Traduction de l’allemand par Dominique Autrand – Éditions Points

Enfin novembre ! Contrairement à beaucoup, j’aime ce mois de l’année avec ses odeurs de sous-bois humide, ses longues soirées qui promettent de belles séances de lectures, ses après-midi chocolat chaud à gogo, et cerise sur le gâteau : c’est aussi le rendez-vous des Feuilles allemandes ! Merci à Et si on bouquinait et à Livr’escapades de nous inviter à explorer la littérature germanophone, qu’elle vienne d’Allemagne, d’Autriche, de Suisse ou d’ailleurs. Je sens que je vais me régaler !

Pour ouvrir ce mois germanophile, j’ai lu L’amour en temps de crise, attirée que j’étais par ce beau titre et le joli succès que s’est taillé ce roman allemand à sa sortie en 2019. Daniela Krien nous plonge dans quelques années de la vie de 5 femmes âgées d’une trentaine à une quarantaine d’années.
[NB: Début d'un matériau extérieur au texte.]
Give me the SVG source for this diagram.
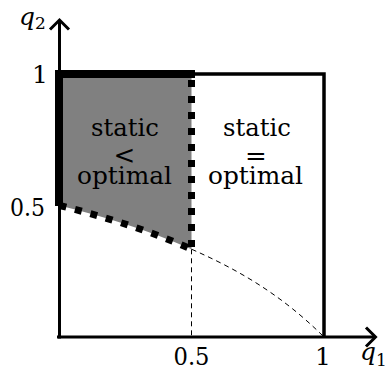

Certaines ont des enfants, d’autres non. Certaines ont un amant, d’autres plusieurs, d’autres pas. Ce qui les relie ? Elles vivent toutes à Leipzig, en ex-RDA, et se connaissent directement ou par personne interposée, parfois juste de vue. En femmes de leur temps, Paula, Judith, Brida, Malika et Jorinde essaient de tenir debout face aux multiples injonctions bien lourdes à porter qu’elles subissent.

L’autrice décrit avec précision et justesse les premiers temps de la passion amoureuse, le bouleversement que représente la maternité, le choix ou la souffrance de ne pas avoir d’enfant, les relations d’emprise qui peuvent se tisser au sein du couple ou au détour d’une amitié, les séquelles laissées par un modèle parental ou éducatif bancal, le déchirement d’une rupture… Les souvenirs d’une enfance au temps de la RDA ainsi que les préjugés et incompréhensions qui persistent entre Allemand(e)s de l’Est et l’Ouest transparaissent également dans ces portraits sans fard de femmes contemporaines.

L’œuvre de Johann Sebastian Bach, indissociable de Leipzig, traverse ce roman. Image par scholacantorum de Pixabay

On s’identifie facilement à certaines facettes de ces 5 femmes. Tout chez elles n’est pas d’ailleurs pas sympathique, ce que j’ai apprécié car elles nous apparaissent ainsi sous un jour nuancé, réaliste et d’autant plus humain. Elles savent aussi réinventer les modèles de vie qu’on cherche à leur imposer. Les hommes sont en revanche présentés soit comme faibles, égoïstes, donneurs de leçons voire destructeurs, soit parfaitement à l’écoute, sensibles et attentionnés. J’aurais aimé un peu plus d’objectivité et de finesse sur cet aspect. Ce sera ma seule réserve pour ce roman qui saisit très bien l’air du temps et la psyché féminine.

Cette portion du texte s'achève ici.